I have felt like I pretty much spend each day running around like a chicken with its head cut off since approximately January 31st of this year.
Tiny babies have a way of throwing your regularly scheduled life/routine/sanity out the window as fast as they make their debut into the world. And our newest tiny baby is no exception to that rule. Add in a handful of mild medical drama to the mix and this train nearly de-railed itself.
I am a schedule person. I LOVE a good routine. I love even more than that a good list. On paper. That I can physically cross things off on. We had a good little routine for ourselves over here prior to our littlest peanut joining us on the outside. I KNEW that was all going to change, but I really, honest to goodness, was not prepared with the MAGNITUDE of the change.
Things were not clean. Dishes not done. Lucky if the laundry was washed AND dried in the same day, forget about having it folded and put away. Extra lucky if everyone ate 3 meals a day that did not consist of pop-tarts and frozen waffles (with peanut butter!). But then I figured that all out – things started to even out despite the crying baby who didn’t sleep all day.

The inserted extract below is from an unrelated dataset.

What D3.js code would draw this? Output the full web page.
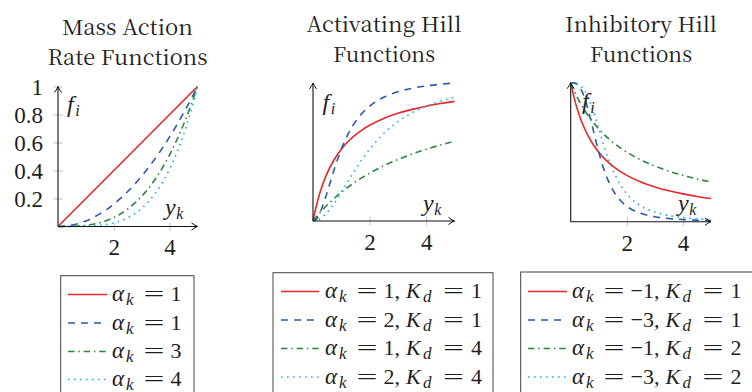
<!DOCTYPE html>
<html><head><meta charset="utf-8">
<script src="https://cdn.jsdelivr.net/npm/d3@7"></script>
<style>body{margin:0;background:#fff} svg{display:block}</style>
</head><body>
<svg id="c" width="752" height="392"></svg>
<script>
// ---- data ----
const xMass = [0,0.25,0.5,0.75,1,1.25,1.5,1.75,2,2.25,2.5,2.75,3,3.25,3.5,3.75,4,4.25,4.5,4.75,5];
const massRed   = [0,.05,.1,.15,.2,.25,.3,.35,.4,.45,.5,.55,.6,.65,.7,.75,.8,.85,.9,.95,1];
const massBlue  = [0,.0025,.01,.0225,.04,.0625,.09,.1225,.16,.2025,.25,.3025,.36,.4225,.49,.5625,.64,.7225,.81,.9025,1];
const massGreen = [0,.0001,.001,.0034,.008,.0156,.027,.0429,.064,.0911,.125,.1664,.216,.2746,.343,.4219,.512,.6141,.729,.8574,1];
const massCyan  = [0,0,.0001,.0005,.0016,.0039,.0081,.015,.0256,.041,.0625,.0915,.1296,.1785,.2401,.3164,.4096,.522,.6561,.8145,1];

const xHill = [0,0.1,0.25,0.5,0.75,1,1.25,1.5,1.75,2,2.5,3,3.5,4,4.5,5];
const actRed   = [0,.0909,.2,.3333,.4286,.5,.5556,.6,.6364,.6667,.7143,.75,.7778,.8,.8182,.8333];
const actBlue  = [0,.0099,.0588,.2,.36,.5,.6098,.6923,.7538,.8,.8621,.9,.9245,.9412,.9529,.9615];
const actGreen = [0,.0244,.0588,.1111,.1579,.2,.2381,.2727,.3043,.3333,.3846,.4286,.4667,.5,.5294,.5556];
const actCyan  = [0,.0025,.0154,.0588,.1233,.2,.2809,.36,.4337,.5,.6098,.6923,.7538,.8,.8351,.8621];

const inhRed   = [1,.9091,.8,.6667,.5714,.5,.4444,.4,.3636,.3333,.2857,.25,.2222,.2,.1818,.1667];
const inhBlue  = [1,.999,.9846,.8889,.7033,.5,.3386,.2286,.1573,.1111,.0602,.0357,.0228,.0154,.0108,.0079];
const inhGreen = [1,.9524,.8889,.8,.7273,.6667,.6154,.5714,.5333,.5,.4444,.4,.3636,.3333,.3077,.2857];
const inhCyan  = [1,.9995,.9922,.9412,.8258,.6667,.506,.3721,.2718,.2,.1135,.069,.0446,.0303,.0215,.0157];

const titleMass = ["Mass Action","Rate Functions"];
const titleAct  = ["Activating Hill","Functions"];
const titleInh  = ["Inhibitory Hill","Functions"];

const xTicks = [2,4];
const yTicksMass = [0.2,0.4,0.6,0.8,1];
const yTickLabelsMass = ["0.2","0.4","0.6","0.8","1"];

const legendMass = [["1"],["1"],["3"],["4"]];
const legendAct  = [["1","1"],["2","1"],["1","4"],["2","4"]];
const legendInh  = [["\u22121","1"],["\u22123","1"],["\u22121","2"],["\u22123","2"]];

// ---- styles ----
const colors = ["#e8262b","#2a5aa8","#2e8540","#1cb4e8"];
const dashes = [null,"7,6","6.5,3.8,1.5,3.8","1.6,4.4"];
const TITLE = "Noto Serif CJK SC";
const SER = "Liberation Serif";
const INK = "#1e1e1e";

const svg = d3.select("#c");

const panels = [
  {title:titleMass, tx:127.5, tb:[35,64.5], tw:[131,160], xr:[58,197.5], yr:[226.5,86.5], ymax:1,
   xs:xMass, series:[massRed,massBlue,massGreen,massCyan], yTicks:true,
   f:[67,112], yk:[165,215],
   leg:{x:60.7,y:275.7,w:133.3,lx:[68,107],tx:112,base:[301,329.5,358,386],items:legendMass}},
  {title:titleAct, tx:384, tb:[31.7,61.7], tw:[155,102], xr:[313,454.5], yr:[221,83], ymax:0.9615,
   xs:xHill, series:[actRed,actBlue,actGreen,actCyan], yTicks:false,
   f:[322.5,110], yk:[423,211],
   leg:{x:273,y:272.7,w:220,lx:[281,319],tx:325,base:[298,326.5,355,383.5],items:legendAct}},
  {title:titleInh, tx:641, tb:[31.7,61.7], tw:[152,102], xr:[570.7,711], yr:[221.7,82.7], ymax:1,
   xs:xHill, series:[inhRed,inhBlue,inhGreen,inhCyan], yTicks:false,
   f:[582,109], yk:[678,211],
   leg:{x:520.7,y:272,w:240,lx:[528,567],tx:572,base:[298,326.5,355,383.5],items:legendInh}}
];

// one text element per segment; returns right edge
function seg(g, x, y, s) {
  const t = g.append("text").attr("x",x).attr("y",y + (s.dy||0))
    .attr("font-family", SER).attr("font-style", s.it ? "italic" : "normal")
    .attr("font-size", s.size).attr("fill",INK).text(s.t);
  if (s.w) { t.attr("textLength",s.w).attr("lengthAdjust","spacingAndGlyphs"); return x + s.w; }
  return x + t.node().getComputedTextLength();
}

panels.forEach(p => {
  const g = svg.append("g");
  const x = d3.scaleLinear([0,5], p.xr);
  const y = d3.scaleLinear([0,p.ymax], p.yr);

  p.title.forEach((t,i) => {
    g.append("text").attr("x",p.tx).attr("y",p.tb[i]).attr("text-anchor","middle")
      .attr("font-family",TITLE).attr("font-size",21).attr("fill",INK)
      .attr("textLength",p.tw[i]).attr("lengthAdjust","spacingAndGlyphs").text(t);
  });

  const xa = g.append("g").attr("transform",`translate(0,${y(0)})`)
    .call(d3.axisBottom(x).tickValues(xTicks).tickSize(4.5).tickFormat(d3.format("d")));
  xa.select(".domain").remove();
  xa.attr("font-family",SER).attr("font-size",23);
  xa.selectAll("line").attr("y1",-4.5).attr("stroke","#b5b5b5").attr("stroke-width",0.8);
  xa.selectAll("text").attr("y",12.5).attr("dy","0.71em").attr("fill",INK);

  if (p.yTicks) {
    const ya = g.append("g").attr("transform",`translate(${x(0)},0)`)
      .call(d3.axisLeft(y).tickValues(yTicksMass).tickSize(4.5)
        .tickFormat((d,i)=>yTickLabelsMass[i]));
    ya.select(".domain").remove();
    ya.attr("font-family",SER).attr("font-size",23);
    ya.selectAll("line").attr("x1",4.5).attr("stroke","#b5b5b5").attr("stroke-width",0.8);
    ya.selectAll("text").attr("x",-15).attr("dy","0.36em").attr("fill",INK);
  }

  const line = d3.line().x((d,i)=>x(p.xs[i])).y(d=>y(d)).curve(d3.curveMonotoneX);
  p.series.forEach((s,i) => {
    g.append("path").attr("d",line(s)).attr("fill","none").attr("stroke",colors[i])
      .attr("stroke-width",1.6).attr("stroke-dasharray",dashes[i]);
  });

  const x0 = x(0), y0 = y(0), x1 = x(5), y1 = y(p.ymax);
  g.append("line").attr("x1",x0).attr("y1",y0).attr("x2",x1).attr("y2",y0)
    .attr("stroke","#111").attr("stroke-width",1.1);
  g.append("line").attr("x1",x0).attr("y1",y0).attr("x2",x0).attr("y2",y1)
    .attr("stroke","#111").attr("stroke-width",1.1);
  g.append("path").attr("d",`M${x1-6},${y0-3.6} Q${x1-2},${y0-0.6} ${x1},${y0} Q${x1-2},${y0+0.6} ${x1-6},${y0+3.6}`)
    .attr("fill","none").attr("stroke","#111").attr("stroke-width",1);
  g.append("path").attr("d",`M${x0-3.6},${y1+6} Q${x0-0.6},${y1+2} ${x0},${y1} Q${x0+0.6},${y1+2} ${x0+3.6},${y1+6}`)
    .attr("fill","none").attr("stroke","#111").attr("stroke-width",1);

  let e = seg(g, p.f[0], p.f[1], {t:"f",it:1,size:24});
  seg(g, e + 1.5, p.f[1], {t:"i",it:1,size:16,dy:4});
  e = seg(g, p.yk[0], p.yk[1], {t:"y",it:1,size:24});
  seg(g, e + 0.5, p.yk[1], {t:"k",it:1,size:16,dy:4});

  const L = p.leg;
  g.append("rect").attr("x",L.x).attr("y",L.y).attr("width",L.w).attr("height",140)
    .attr("fill","#fff").attr("stroke","#444").attr("stroke-width",1);
  L.items.forEach((it,i) => {
    const ly = L.base[i] - 6.5, b = L.base[i], X = L.tx;
    g.append("line").attr("x1",L.lx[0]).attr("x2",L.lx[1]).attr("y1",ly).attr("y2",ly)
      .attr("stroke",colors[i]).attr("stroke-width",1.6).attr("stroke-dasharray",dashes[i]);
    seg(g, X, b, {t:"\u03b1",it:1,size:23});
    seg(g, X + 14, b, {t:"k",it:1,size:17,dy:4});
    seg(g, X + 31.5, b, {t:"=",size:22,w:21});
    let e = seg(g, X + 58.5, b, {t:it[0],size:22});
    if (it.length > 1) {
      e = seg(g, e, b, {t:",",size:22});
      const K = e + 6;
      seg(g, K, b, {t:"K",it:1,size:22});
      seg(g, K + 17, b, {t:"d",it:1,size:17,dy:4});
      seg(g, K + 37, b, {t:"=",size:22,w:21});
      seg(g, K + 65, b, {t:it[1],size:22});
    }
  });
});
</script>
</body></html>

Then! I went back to work. Again, wrench – thrown across the room. The schedule we had, was gone. Life was back to chaos and almost 3 months later, it is only mildly better. The baby cries (a little bit) less, smiles (a lot) more and sleeps (mostly) better. The preschooler is well, a stubborn italian girl who makes us laugh, but is also super helpful when she wants to be. But they each have their schedules and NEED to be in bed by certain time to avoid horrific meltdowns – so we work around them and then comes the rest!
But the cause of the chaos is probably more mental than anything else – I have a really hard time managing my own expectations. I expect that I will be able to: sleep all night, clean a little before work in the morning, work all day, have dinner, clean up after dinner, clean up the girls after dinner, get the girls to bed, work out, clean whatever is dirty, clean myself, do laundry, take care of LIFE (bills/plans/blog/etc.) and still see my husband.
I also apparently expect that each day is no shorter than 28 hours because guess what – all of those things? They do not happen each day! They can’t. And I need to be better at just dealing with that.
My house? It is in desperate need of a deep-cleaning, but I need to accept that picking up the toys, sweeping the floor and if I instill help from my favorite 4 year old helper, dusting – is all that there is time for. The laundry? Is forever in progress and I just need to be able to remember which basket has clean clothes in it. The dishes? Are usually done (I can’t go to bed with dishes in the sink, I just can’t do it!) but some nights the WHOLE kitchen isn’t perfectly clean. I can’t work out every night – there just isn’t enough time, so 3x a week has to be enough for now.
There is so much more that goes along with this idea of managing my expectations – the idea that not everyone does everything just like I do. Mike might not load the dishwasher like I do, but he still does it and it needs to just be good enough. I need to be okay with giving up time to do household things to just hang out with the people who created the beautiful mess I live in – some days, I have to really focus on that and just let the rest go!
probably the thing I need to keep in my brain at all times that I think will help with this whole management deal – is that this is MY Life, not anyone else’s – so good for you if your house is always spotless, or if you can work out 3x a day, or if your kid takes awesome naps so you can be crafty or whatever – sometimes the internet has a way of creating these crazy thoughts in our heads that we have to do XYZ to be cool. I KNOW that isn’t true – if the 4 people who live under this roof are happy, the rest doesn’t really matter in the end – and I KNOW that in my head. But I have a really hard time letting go/changing what I expect to accomplish in a day/week/month/year etc. – it’s getting easier as I get more comfortable giving up that unnecessary expectations I tend to create for myself – but still a daily challenge! Right now actually, I am working on just being able to cut myself some slack if everything isn’t done every night – some nights are easier than others (usually when I am extra tired!) but I am working on it so that counts for something, right?